Crimson Desert crawls on the M1 Max
Pearl Abyss's Crimson Desert launched yesterday with Mac support, but the M1 Max isn't on the spec sheet, and for good reason.
Crimson Desert dropped yesterday. Pearl Abyss's action-adventure title launched on macOS, PlayStation 5, Windows, and Xbox Series X/S on March 19, 2026. The reception has been mixed, some users reporting that Intel GPU owners are unable to play the game at all and frequent stutters on the PC version reported even with high end rigs.
The Mac spec sheet is interesting. Take a look:

The M1 generation is nowhere to be found. The minimum listed chip is the M2 Pro for 720p/30fps, scaling up to M3 Ultra and M4 Max for 4K/60fps. Yet the apple app store lists M1 or newer as the requirements to run.
Ray tracing support starts at M3 and the game requires 16GB of RAM and 150GB of storage.
I have a 14" MacBook Pro (late 2021) with the full 32-core M1 Max and 64GB of unified memory. In raw Metal compute, the M1 Max scores 111,641 versus the M4 Pro's 110,229. The compute is there, but Apple added hardware ray tracing and mesh shading in the M3 generation, so the M1 Max is missing architectural features that newer chips have.
The question is simple: does Crimson Desert run on the M1 Max, and if so, how well?
Short Answer
Yes, it runs, but barely.
I encountered one crash during testing, and a small graphical glitch that rendered terrain black for a brief moment as the character during the intro scene walked through a portal into the forest area. I was unable to achieve a compelling experience regardless of settings. Frame pacing is inconsistent, input latency is severe with framegen, and the motion feels off even when the framerate counter looks reasonable.

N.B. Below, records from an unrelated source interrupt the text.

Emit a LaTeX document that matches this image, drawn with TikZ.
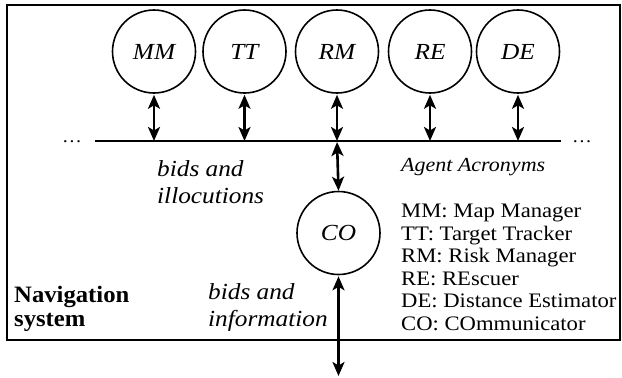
\documentclass[tikz,border=0pt]{standalone}
\usepackage{fontspec}
\setmainfont{Liberation Serif}[FakeStretch=1.1]
\newfontfamily\navfont{Liberation Serif}[FakeStretch=1.05]
\usetikzlibrary{arrows.meta}
\begin{document}
\begin{tikzpicture}[x=1pt,y=-1pt,
  agent/.style={draw, circle, line width=1.6pt, minimum size=83pt, inner sep=0pt, font=\fontsize{23}{24}\selectfont\itshape},
  dbl/.style={line width=2.6pt, {Stealth[length=14pt,width=12pt,inset=3.5pt]}-{Stealth[length=14pt,width=12pt,inset=3.5pt]}, shorten <=1pt, shorten >=0pt},
  lbl/.style={inner sep=0pt, align=left, anchor=north west},
  legend/.style={inner sep=0pt, align=left, anchor=north west, font=\fontsize{20.6}{22.5}\selectfont}]
\useasboundingbox (0,0) rectangle (622,378);
\draw[line width=2.6pt] (7,5) rectangle (620,340);
% agents
\node[agent] (MM) at (154,51.5) {MM};
\node[agent] (TT) at (244.5,51.5) {TT};
\node[agent] (RM) at (337,51.5) {RM};
\node[agent] (RE) at (430,51.5) {RE};
\node[agent] (DE) at (518,51.5) {DE};
\node[agent] (CO) at (338.5,233) {CO};
% bus
\coordinate (busL) at (95,141);
\coordinate (busR) at (561,141);
\draw[line width=2.4pt] (busL) -- (busR);
\node[inner sep=0pt, font=\fontsize{18}{20}\selectfont] (dotsL) at (72,142) {\dots};
\node[inner sep=0pt, font=\fontsize{18}{20}\selectfont] (dotsR) at (582,142) {\dots};
\foreach \n in {MM,TT,RM,RE,DE}{
  \coordinate (b\n) at (\n.south |- busL);
  \draw[dbl] (\n.south) -- (b\n);
}
\draw[dbl] (bRM) -- (CO.north);
\coordinate (out) at (338.5,376);
\draw[dbl] (CO.south) -- (out);
% labels
\node[lbl, font=\fontsize{23}{27}\selectfont\itshape] (bi) at (157,160) {bids and\\illocutions};
\node[lbl, font=\fontsize{20}{22}\selectfont\itshape] (aa) at (401,158) {Agent Acronyms};
\node[lbl, font=\fontsize{23}{27}\selectfont\itshape] (binf) at (208,283) {bids and\\information};
\node[lbl, font=\fontsize{23.5}{23.5}\navfont\bfseries] (nav) at (14,286) {Navigation\\system};
\node[legend] (leg) at (401,204) {MM: Map Manager\\TT: Target Tracker\\RM: Risk Manager\\RE: REscuer\\DE: Distance Estimator\\CO: COmmunicator};
\end{tikzpicture}
\end{document}
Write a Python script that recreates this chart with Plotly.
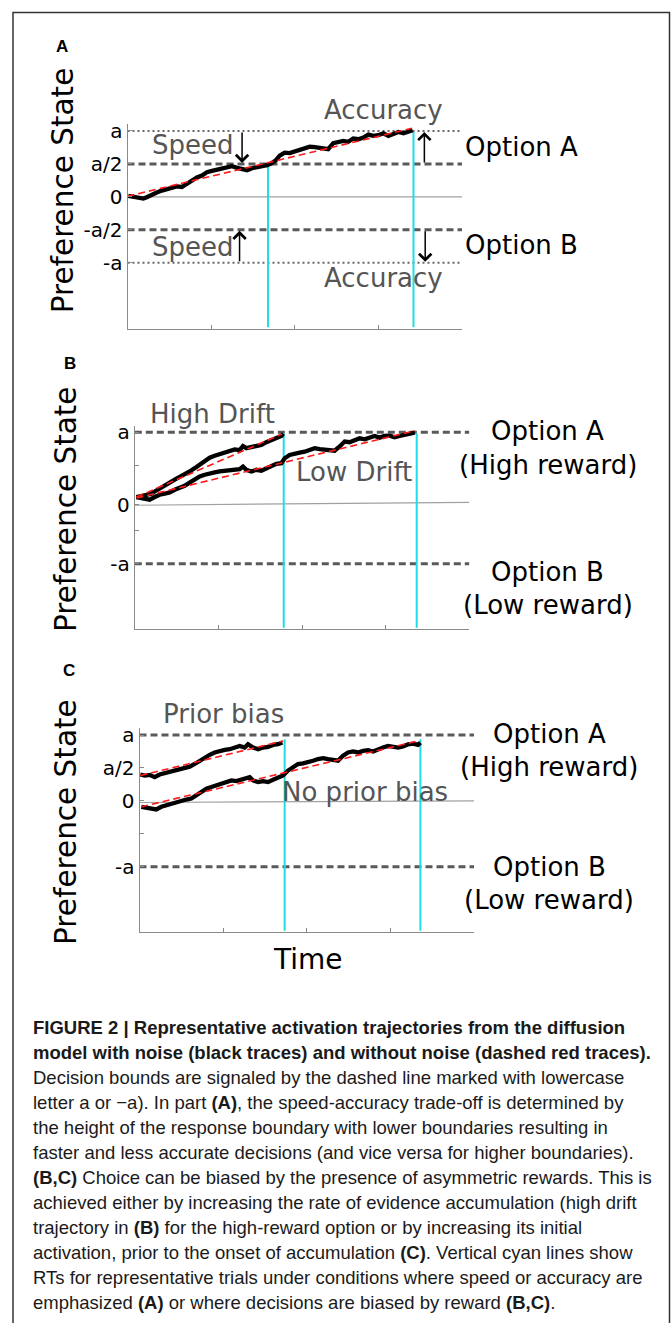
import plotly.graph_objects as go

W, H = 671, 1323

# ---------------- data (units: time 0-4, preference state with a = 2) ----------------
# Panel A: one noisy trajectory, its noise-free drift, and RTs for speed / accuracy bounds
A_time = [0.01, 0.07, 0.13, 0.19, 0.23, 0.29, 0.35, 0.41, 0.47, 0.53, 0.59, 0.65, 0.71, 0.77, 0.83,
          0.89, 0.95, 1.01, 1.07, 1.13, 1.19, 1.25, 1.31, 1.37, 1.43, 1.49, 1.55, 1.61, 1.67, 1.71,
          1.77, 1.82, 1.88, 1.94, 2.00, 2.06, 2.12, 2.18, 2.24, 2.30, 2.36, 2.40, 2.46, 2.52, 2.58,
          2.64, 2.70, 2.76, 2.82, 2.88, 2.94, 3.00, 3.06, 3.12, 3.18, 3.24, 3.30, 3.36, 3.41]
A_noisy = [0.03, 0.00, -0.02, -0.05, -0.01, 0.07, 0.13, 0.19, 0.23, 0.27, 0.32, 0.30, 0.40, 0.52, 0.59,
           0.65, 0.75, 0.79, 0.83, 0.85, 0.89, 0.93, 0.88, 0.85, 0.81, 0.87, 0.89, 0.93, 0.96, 1.00,
           1.10, 1.25, 1.34, 1.33, 1.38, 1.42, 1.49, 1.52, 1.51, 1.49, 1.48, 1.45, 1.63, 1.68, 1.70,
           1.67, 1.77, 1.75, 1.80, 1.89, 1.85, 1.87, 1.93, 1.85, 1.92, 1.97, 1.93, 1.99, 2.02]
A_drift_t = [0.0, 3.40]
A_drift_v = [0.02, 2.08]
A_rt = [1.68, 3.42]
A_rt_top = [0.96, 1.97]
A_dotted = [2, -2]        # a, -a
A_dashed = [1, -1]        # a/2, -a/2
A_zero = [0.0, 0.0]
A_tickvals = [2, 1, 0, -1, -2]
A_ticktext = ["a", "a/2", "0", "-a/2", "-a"]
# arrows: x, tail, head
A_arrow_x = [1.37, 1.34, 3.55, 3.56]
A_arrow_tail = [2.0, -2.0, 1.0, -1.0]
A_arrow_head = [1.03, -1.03, 1.97, -1.97]

# Panel B: high drift vs low drift
B_high_t = [0.018, 0.078, 0.138, 0.198, 0.238, 0.297, 0.357, 0.417, 0.477, 0.536, 0.596, 0.656, 0.716,
            0.776, 0.836, 0.895, 0.955, 1.015, 1.074, 1.134, 1.194, 1.254, 1.293, 1.333, 1.393, 1.453,
            1.513, 1.572, 1.632, 1.692, 1.752, 1.776]
B_high_v = [0.03, 0.07, 0.10, 0.13, 0.20, 0.30, 0.40, 0.47, 0.56, 0.64, 0.71, 0.81, 0.91, 1.01, 1.14,
            1.23, 1.29, 1.34, 1.38, 1.44, 1.48, 1.46, 1.58, 1.52, 1.55, 1.57, 1.62, 1.70, 1.77, 1.82,
            1.89, 1.96]
B_low_t = [0.018, 0.078, 0.138, 0.178, 0.238, 0.297, 0.357, 0.417, 0.477, 0.536, 0.596, 0.656, 0.716,
           0.776, 0.836, 0.895, 0.955, 1.015, 1.074, 1.134, 1.194, 1.254, 1.293, 1.333, 1.393, 1.453,
           1.513, 1.572, 1.632, 1.692, 1.752, 1.792, 1.851, 1.911, 1.971, 2.031, 2.090, 2.150, 2.210,
           2.270, 2.329, 2.389, 2.449, 2.509, 2.568, 2.628, 2.688, 2.748, 2.808, 2.867, 2.927, 2.987,
           3.047, 3.106, 3.166, 3.226, 3.286, 3.346]
B_low_v = [0.03, 0.00, -0.03, -0.05, 0.03, 0.10, 0.13, 0.17, 0.25, 0.30, 0.37, 0.47, 0.56, 0.66, 0.71,
           0.76, 0.78, 0.81, 0.83, 0.86, 0.89, 0.88, 0.96, 0.86, 0.81, 0.86, 0.83, 0.91, 0.98, 1.04,
           1.06, 1.21, 1.31, 1.36, 1.38, 1.41, 1.48, 1.52, 1.49, 1.48, 1.46, 1.44, 1.57, 1.72, 1.70,
           1.75, 1.82, 1.79, 1.85, 1.89, 1.84, 1.89, 1.90, 1.85, 1.89, 1.92, 1.94, 1.99]
B_high_drift_t = [0.02, 1.76]
B_high_drift_v = [0.03, 1.95]
B_low_drift_t = [0.02, 3.35]
B_low_drift_v = [0.00, 2.05]
B_rt = [1.78, 3.37]
B_rt_top = [1.97, 1.97]
B_dashed = [2, -2]
B_zero = [-0.22, -0.13]
B_tickvals = [2, 1, -0.2, -1, -2]
B_ticktext = ["a", "", "0", "", "-a"]

# Panel C: prior bias vs no prior bias
C_prior_t = [0.010, 0.062, 0.122, 0.181, 0.241, 0.301, 0.361, 0.421, 0.480, 0.540, 0.600, 0.660, 0.720,
             0.780, 0.839, 0.899, 0.959, 1.019, 1.079, 1.138, 1.198, 1.258, 1.298, 1.358, 1.418, 1.477,
             1.537, 1.597, 1.657, 1.709]
C_prior_v = [0.80, 0.77, 0.79, 0.72, 0.80, 0.84, 0.90, 0.94, 0.97, 1.02, 1.04, 1.12, 1.22, 1.32, 1.40,
             1.47, 1.52, 1.55, 1.57, 1.62, 1.67, 1.62, 1.72, 1.62, 1.57, 1.62, 1.64, 1.70, 1.72, 1.77]
C_none_t = [0.022, 0.082, 0.142, 0.201, 0.261, 0.321, 0.381, 0.441, 0.500, 0.560, 0.620, 0.680, 0.740,
            0.800, 0.859, 0.919, 0.979, 1.039, 1.099, 1.158, 1.218, 1.278, 1.318, 1.358, 1.418, 1.477,
            1.537, 1.597, 1.657, 1.717, 1.776, 1.836, 1.896, 1.956, 2.016, 2.075, 2.135, 2.195, 2.255,
            2.315, 2.374, 2.434, 2.494, 2.554, 2.614, 2.673, 2.733, 2.793, 2.853, 2.913, 2.972, 3.032,
            3.092, 3.152, 3.212, 3.271, 3.331, 3.359]
C_none_v = [-0.18, -0.20, -0.23, -0.26, -0.18, -0.13, -0.10, -0.06, 0.00, 0.04, 0.07, 0.17, 0.27, 0.37,
            0.42, 0.47, 0.52, 0.57, 0.62, 0.60, 0.64, 0.67, 0.72, 0.62, 0.57, 0.60, 0.57, 0.64, 0.70,
            0.77, 0.92, 1.04, 1.12, 1.14, 1.17, 1.22, 1.27, 1.30, 1.27, 1.24, 1.22, 1.37, 1.47, 1.50,
            1.47, 1.52, 1.54, 1.50, 1.57, 1.62, 1.67, 1.64, 1.62, 1.65, 1.72, 1.74, 1.70, 1.77]
C_prior_drift_t = [0.01, 1.72]
C_prior_drift_v = [0.77, 1.82]
C_none_drift_t = [0.02, 3.33]
C_none_drift_v = [-0.18, 1.82]
C_rt = [1.736, 3.359]
C_rt_top = [1.87, 1.87]
C_dashed = [2, -2]
C_zero = [-0.05, 0.0]
C_tickvals = [2, 1, 0, -1, -2]
C_ticktext = ["a", "a/2", "0", "", "-a"]

X_RANGE = [0, 4]
Y_RANGE = [-4, 2.2]
Y_BOTTOM = -3.95

CAPTION = [
    "<b>FIGURE 2 | Representative activation trajectories from the diffusion</b>",
    "<b>model with noise (black traces) and without noise (dashed red traces).</b>",
    "Decision bounds are signaled by the dashed line marked with lowercase",
    "letter a or \u2212a). In part <b>(A)</b>, the speed-accuracy trade-off is determined by",
    "the height of the response boundary with lower boundaries resulting in",
    "faster and less accurate decisions (and vice versa for higher boundaries).",
    "<b>(B,C)</b> Choice can be biased by the presence of asymmetric rewards. This is",
    "achieved either by increasing the rate of evidence accumulation (high drift",
    "trajectory in <b>(B)</b> for the high-reward option or by increasing its initial",
    "activation, prior to the onset of accumulation <b>(C)</b>. Vertical cyan lines show",
    "RTs for representative trials under conditions where speed or accuracy are",
    "emphasized <b>(A)</b> or where decisions are biased by reward <b>(B,C)</b>.",
]

# ---------------- styling ----------------
FONT = "DejaVu Sans"
GRAY_TXT = "#555555"
BOUND_COL = "#5a5a5a"
CYAN = "#1fdde6"
AXIS_COL = "#8a8a8a"
TRACE_W = 4.3


def px(xp):
    return xp / W


def py(yp):
    return 1 - yp / H


fig = go.Figure()


def line(x, y, ax, color, width, dash="solid"):
    fig.add_trace(go.Scatter(x=x, y=y, mode="lines", xaxis="x" + ax, yaxis="y" + ax,
                             line=dict(color=color, width=width, dash=dash),
                             hoverinfo="skip", showlegend=False))


DASHED = "7px,4px"
DOTTED = "2px,3px"
RED_DASH = "7px,4px"

# Panel A
for v in A_dotted:
    line(X_RANGE, [v, v], "", "#666666", 2, DOTTED)
for v in A_dashed:
    line(X_RANGE, [v, v], "", BOUND_COL, 3, DASHED)
line(X_RANGE, A_zero, "", "#a0a0a0", 1.2)
for t, top in zip(A_rt, A_rt_top):
    line([t, t], [top, Y_BOTTOM], "", CYAN, 2)
line(A_time, A_noisy, "", "black", TRACE_W)
line(A_drift_t, A_drift_v, "", "#ff1a1a", 1.6, RED_DASH)

# Panel B
for v in B_dashed:
    line(X_RANGE, [v, v], "2", BOUND_COL, 3, DASHED)
line(X_RANGE, B_zero, "2", "#a0a0a0", 1.2)
for t, top in zip(B_rt, B_rt_top):
    line([t, t], [top, Y_BOTTOM], "2", CYAN, 2)
line(B_high_t, B_high_v, "2", "black", TRACE_W)
line(B_low_t, B_low_v, "2", "black", TRACE_W)
line(B_high_drift_t, B_high_drift_v, "2", "#ff1a1a", 1.6, RED_DASH)
line(B_low_drift_t, B_low_drift_v, "2", "#ff1a1a", 1.6, RED_DASH)

# Panel C
for v in C_dashed:
    line(X_RANGE, [v, v], "3", BOUND_COL, 3, DASHED)
line(X_RANGE, C_zero, "3", "#a0a0a0", 1.2)
for t, top in zip(C_rt, C_rt_top):
    line([t, t], [top, Y_BOTTOM], "3", CYAN, 2)
line(C_prior_t, C_prior_v, "3", "black", TRACE_W)
line(C_none_t, C_none_v, "3", "black", TRACE_W)
line(C_prior_drift_t, C_prior_drift_v, "3", "#ff1a1a", 1.6, RED_DASH)
line(C_none_drift_t, C_none_drift_v, "3", "#ff1a1a", 1.6, RED_DASH)


def xaxis(dom, anchor):
    return dict(domain=[px(dom[0]), px(dom[1])], range=X_RANGE, anchor=anchor, showgrid=False,
                zeroline=False, showline=True, linecolor=AXIS_COL, linewidth=1, ticks="inside",
                ticklen=4, tickcolor=AXIS_COL, tickvals=[0, 1, 2, 3, 4],
                ticktext=["", "", "", "", ""], fixedrange=True)


def yaxis(dom, anchor, tv, tt):
    return dict(domain=[py(dom[1]), py(dom[0])], range=Y_RANGE, anchor=anchor, showgrid=False,
                zeroline=False, showline=True, linecolor=AXIS_COL, linewidth=1, ticks="inside",
                ticklen=4, tickcolor=AXIS_COL, tickvals=tv, ticktext=tt,
                tickfont=dict(family=FONT, size=20, color="black"), fixedrange=True)


A_dom_x, A_dom_y = [127.5, 462], [119.8, 325]
B_dom_x, B_dom_y = [134.8, 469.4], [422.4, 626.7]
C_dom_x, C_dom_y = [139.5, 474], [726.2, 931]

ann = []


def text(s, cx, cy, size=26, color=GRAY_TXT, family=FONT, xanchor="center", angle=0):
    ann.append(dict(text=s, x=px(cx), y=py(cy), xref="paper", yref="paper", showarrow=False,
                    xanchor=xanchor, yanchor="middle", textangle=angle,
                    font=dict(family=family, size=size, color=color)))


# arrows (panel A)
for x, tail, head in zip(A_arrow_x, A_arrow_tail, A_arrow_head):
    ann.append(dict(x=x, y=head, ax=x, ay=tail, xref="x", yref="y", axref="x", ayref="y",
                    text="", showarrow=True, arrowhead=4, arrowsize=1.6, arrowwidth=1.5,
                    arrowcolor="black", standoff=0, startstandoff=0))

# panel A texts
text("Accuracy", 383.5, 105.8)
text("Speed", 193.3, 140.5)
text("Speed", 193.3, 242.5)
text("Accuracy", 383.5, 274.2)
text("Option A", 521, 142.5, color="black")
text("Option B", 521, 241.2, color="black")
text("<b>A</b>", 62, 41.7, size=17, color="black", family="Liberation Sans")
text("Preference State", 63, 186, size=29.5, color="black", angle=-90)

# panel B texts
text("High Drift", 212.5, 410.3)
text("Low Drift", 353.8, 468.5)
text("Option A", 547, 427.5, color="black")
text("(High reward)", 547.5, 461.3, color="black")
text("Option B", 547, 568.8, color="black")
text("(Low reward)", 547.5, 602.2, color="black")
text("<b>B</b>", 70, 360, size=17, color="black", family="Liberation Sans")
text("Preference State", 66, 506, size=29.5, color="black", angle=-90)

# panel C texts
text("Prior bias", 223, 711.2)
text("No prior bias", 365, 789.7)
text("Option A", 549, 731.8, color="black")
text("(High reward)", 549, 765, color="black")
text("Option B", 549, 865.5, color="black")
text("(Low reward)", 548.5, 898.8, color="black")
text("<b>C</b>", 68.5, 668.3, size=17, color="black", family="Liberation Sans")
text("Preference State", 66, 820, size=29.5, color="black", angle=-90)
text("Time", 307.6, 958.3, size=28, color="black")

# caption
CAP_SIZE = 18.5
for i, s in enumerate(CAPTION):
    base = 1032.7 + 25.1 * i
    text(s, 31.0, base - 0.3465 * CAP_SIZE, size=CAP_SIZE, color="#1a1a1a",
         family="Liberation Sans", xanchor="left")

# outer frame
shapes = [dict(type="rect", xref="paper", yref="paper", x0=px(13), x1=px(669.5), y0=-0.01,
               y1=py(7.5), line=dict(color="#333333", width=1.5), fillcolor="rgba(0,0,0,0)")]

fig.update_layout(
    width=W, height=H, margin=dict(l=0, r=0, t=0, b=0),
    paper_bgcolor="white", plot_bgcolor="rgba(0,0,0,0)",
    xaxis=xaxis(A_dom_x, "y"), yaxis=yaxis(A_dom_y, "x", A_tickvals, A_ticktext),
    xaxis2=xaxis(B_dom_x, "y2"), yaxis2=yaxis(B_dom_y, "x2", B_tickvals, B_ticktext),
    xaxis3=xaxis(C_dom_x, "y3"), yaxis3=yaxis(C_dom_y, "x3", C_tickvals, C_ticktext),
    annotations=ann, shapes=shapes, showlegend=False,
)

fig.write_html("out.html", config={"displayModeBar": False},
               post_script="document.body.style.margin='0px';document.body.style.overflow='hidden';")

I wouldn't recommend the M1 Max for playing Crimson Desert in it's current state at all.
"For This Mac" Settings
The game's auto-detect for the M1 Max landed on the Minimum quality preset and, interestingly, switched the resolution to 900p rather than native or 1080p. With MetalFX and frame generation enabled at these settings, the game couldn't hold 60fps during the intro sequence, dipping to as low as 45fps in places. Input latency was severe enough that simply walking around felt like remotely controlling a character from another continent.
The Real Problem
Even at higher frame rates, the experience doesn't improve meaningfully. Camera rotation and character movement have inconsistent motion pacing that makes the game feel janky regardless of what the FPS counter reads. Combined with the input latency, the result is something that technically runs but doesn't feel good to play.
The A18 Pro is Smoother
Here's the surprising part. I tested Crimson Desert on the MacBook Neo with the A18 Pro, a chip with far less GPU compute than the M1 Max. At 1080p Minimum with no upscaling, the A18 Pro managed just 9fps. Even with MetalFX Ultra Performance and frame generation, it doesn't break 30fps unless the resolution is dropped to 720p.
And yet, the experience is noticeably smoother. The frame pacing issues that plague the M1 Max simply aren't present on the A18 Pro. Despite achieving much lower framerates, the motion is more consistent and less jarring to play.
This points to something architectural rather than raw performance. The A18 Pro is built on a newer process with hardware features the M1 Max lacks, including accelerated mesh shading and hardware ray tracing support. My hypothesis is that the M1 Max's older architecture and limited per-core performance are creating a bottleneck that prevents the game from pacing frames correctly. The GPU has enough aggregate compute to push pixels, but the pipeline can't deliver them smoothly.
It's a reminder that raw TFLOPS don't tell the whole story. The M1 Max might match or exceed the M4 Pro in synthetic compute benchmarks, but modern game engines increasingly depend on architectural features that simply don't exist on the M1 generation.
Although I captured telemetry via powermetrics in macOS, I don't trust the numbers as combined system power reported 20 watts during the testing but power from the wall was ~80w using an official Apple 140W USB-C charger and magsafe connection.